There seems to be one investment that has integral and virtually eternal luster. From the times of the earliest civilizations, people all over the world have been transfixed by the apparently magical properties of gold. Egyptian pharaohs were buried in heavily gilded tombs. In later times, much of the exploration of the New World was driven by the desire to find El Dorado, the mythical city built of solid gold.
Investment opportunities for gold include buying equities in gold mining companies, or mutual funds that invest across a spectrum of gold stocks. However, many people prefer to be able to touch their gold (and keep it nice and safe under their mattress), therefore gold bullion and coins are very popular.

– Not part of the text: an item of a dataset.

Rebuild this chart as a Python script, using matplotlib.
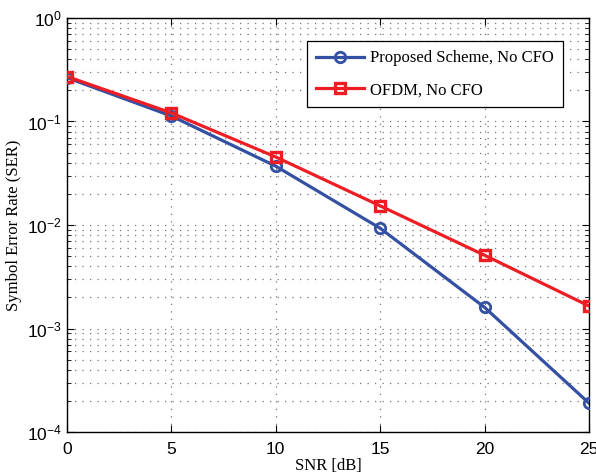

We have to clearly keep in mind at this point that we have to foresee a time when there is a general breakdown in the very essence of the structure of our society. In these cases, a paper document stating that you have the right to something, whether it be a plot of land, a government bond, or a chunk of gold can be effectively meaningless and utterly worthless. The actual possession of a particular object is the only true determination of its ownership, thus investing in some mining company that grants you a tiny fraction of one percent of the gold deposits in some mine in South Africa or China or Australia is completely pointless at a time of global turmoil. Sure, you own that part of the gold, but are you going to go to South Africa and go dig it out of the ground yourself?
These days, gold seems to retain its value, regardless of political or economic uncertainty, and in some cases outperforms any other investment. Gold’s value tends to rise whenever confidence in the economy is shaken and a depression will likely trigger a rise in gold at first. At the time of writing, gold had shot up to almost $900 an ounce. Indeed, if the depression remains in the Low scenario range, then gold may be an excellent investment. It is not outlandish to expect that by the end of a Low depression season, gold would have exceeded its all-time highs. The problem with gold is that it has abstract value. Nothing much of indispensable value can be done with gold. It is primarily an adornment and indicator of value rather than being a value in itself. In other words, during a Low scenario, $900 could buy me an ounce of gold or 2,000 cans of tinned beans. Those cans of beans would keep my family alive for a year, but what good would the gold do us? If the time comes when survival is of primary interest, you may not be able to trade your ounce of gold for 2,000 cans of beans. You may not even be able to trade it for a single can. The value of anything is simply what you can trade for it, and when it comes down to a choice between a lovely metal and a filling meal, you can be assured that most of us will opt for the latter.